▼▼▼

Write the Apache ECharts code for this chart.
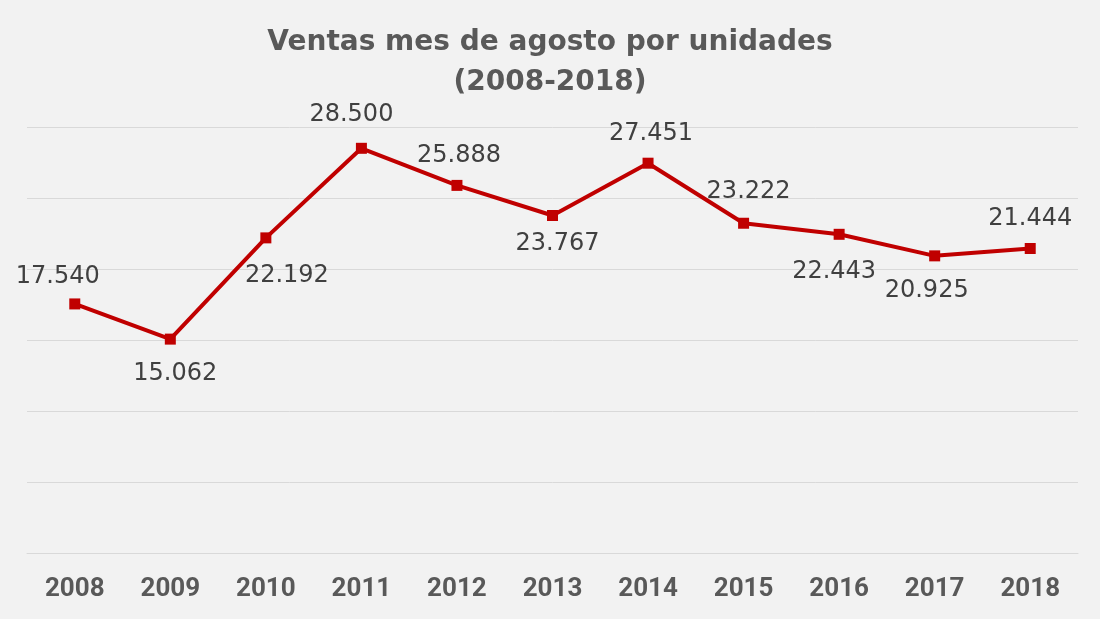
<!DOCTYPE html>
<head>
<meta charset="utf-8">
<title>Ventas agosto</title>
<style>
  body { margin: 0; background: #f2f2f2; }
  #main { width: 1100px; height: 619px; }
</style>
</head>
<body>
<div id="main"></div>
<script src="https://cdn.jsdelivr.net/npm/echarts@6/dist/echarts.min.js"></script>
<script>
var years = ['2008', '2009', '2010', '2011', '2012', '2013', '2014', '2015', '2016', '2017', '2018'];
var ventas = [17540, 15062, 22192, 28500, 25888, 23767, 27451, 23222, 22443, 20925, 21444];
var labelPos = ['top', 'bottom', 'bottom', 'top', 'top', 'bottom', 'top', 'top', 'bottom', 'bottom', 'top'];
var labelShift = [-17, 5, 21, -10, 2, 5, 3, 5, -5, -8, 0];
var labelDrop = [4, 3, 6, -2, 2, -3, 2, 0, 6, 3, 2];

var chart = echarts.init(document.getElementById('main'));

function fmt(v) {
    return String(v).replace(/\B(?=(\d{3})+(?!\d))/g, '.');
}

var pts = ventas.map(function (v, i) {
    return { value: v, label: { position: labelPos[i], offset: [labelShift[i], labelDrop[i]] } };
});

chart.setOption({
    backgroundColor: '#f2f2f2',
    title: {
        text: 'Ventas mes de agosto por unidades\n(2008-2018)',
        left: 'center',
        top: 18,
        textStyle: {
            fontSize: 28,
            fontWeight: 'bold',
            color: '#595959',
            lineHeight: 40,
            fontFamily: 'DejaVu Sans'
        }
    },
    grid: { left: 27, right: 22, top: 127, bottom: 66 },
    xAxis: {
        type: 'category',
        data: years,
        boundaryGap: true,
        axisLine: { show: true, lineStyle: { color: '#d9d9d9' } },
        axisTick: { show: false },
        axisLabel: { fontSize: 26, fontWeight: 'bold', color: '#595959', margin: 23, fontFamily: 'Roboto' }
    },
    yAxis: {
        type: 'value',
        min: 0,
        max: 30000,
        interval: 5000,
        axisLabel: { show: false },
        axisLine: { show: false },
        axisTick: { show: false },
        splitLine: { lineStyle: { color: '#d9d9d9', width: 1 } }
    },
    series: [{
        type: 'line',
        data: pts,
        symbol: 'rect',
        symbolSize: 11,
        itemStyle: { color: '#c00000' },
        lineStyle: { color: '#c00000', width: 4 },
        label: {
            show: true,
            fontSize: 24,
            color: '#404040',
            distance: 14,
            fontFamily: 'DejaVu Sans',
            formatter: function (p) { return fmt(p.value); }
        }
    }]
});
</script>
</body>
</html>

▲▲▲

◆ Prompt ◆
Replicate the material above verbatim; images stay out of the copy.

◆ Response to this exercise ◆
Write the Apache ECharts code for this chart.
<!DOCTYPE html>
<head>
<meta charset="utf-8">
<title>Ventas agosto</title>
<style>
  body { margin: 0; background: #f2f2f2; }
  #main { width: 1100px; height: 619px; }
</style>
</head>
<body>
<div id="main"></div>
<script src="https://cdn.jsdelivr.net/npm/echarts@6/dist/echarts.min.js"></script>
<script>
var years = ['2008', '2009', '2010', '2011', '2012', '2013', '2014', '2015', '2016', '2017', '2018'];
var ventas = [17540, 15062, 22192, 28500, 25888, 23767, 27451, 23222, 22443, 20925, 21444];
var labelPos = ['top', 'bottom', 'bottom', 'top', 'top', 'bottom', 'top', 'top', 'bottom', 'bottom', 'top'];
var labelShift = [-17, 5, 21, -10, 2, 5, 3, 5, -5, -8, 0];
var labelDrop = [4, 3, 6, -2, 2, -3, 2, 0, 6, 3, 2];

var chart = echarts.init(document.getElementById('main'));

function fmt(v) {
    return String(v).replace(/\B(?=(\d{3})+(?!\d))/g, '.');
}

var pts = ventas.map(function (v, i) {
    return { value: v, label: { position: labelPos[i], offset: [labelShift[i], labelDrop[i]] } };
});

chart.setOption({
    backgroundColor: '#f2f2f2',
    title: {
        text: 'Ventas mes de agosto por unidades\n(2008-2018)',
        left: 'center',
        top: 18,
        textStyle: {
            fontSize: 28,
            fontWeight: 'bold',
            color: '#595959',
            lineHeight: 40,
            fontFamily: 'DejaVu Sans'
        }
    },
    grid: { left: 27, right: 22, top: 127, bottom: 66 },
    xAxis: {
        type: 'category',
        data: years,
        boundaryGap: true,
        axisLine: { show: true, lineStyle: { color: '#d9d9d9' } },
        axisTick: { show: false },
        axisLabel: { fontSize: 26, fontWeight: 'bold', color: '#595959', margin: 23, fontFamily: 'Roboto' }
    },
    yAxis: {
        type: 'value',
        min: 0,
        max: 30000,
        interval: 5000,
        axisLabel: { show: false },
        axisLine: { show: false },
        axisTick: { show: false },
        splitLine: { lineStyle: { color: '#d9d9d9', width: 1 } }
    },
    series: [{
        type: 'line',
        data: pts,
        symbol: 'rect',
        symbolSize: 11,
        itemStyle: { color: '#c00000' },
        lineStyle: { color: '#c00000', width: 4 },
        label: {
            show: true,
            fontSize: 24,
            color: '#404040',
            distance: 14,
            fontFamily: 'DejaVu Sans',
            formatter: function (p) { return fmt(p.value); }
        }
    }]
});
</script>
</body>
</html>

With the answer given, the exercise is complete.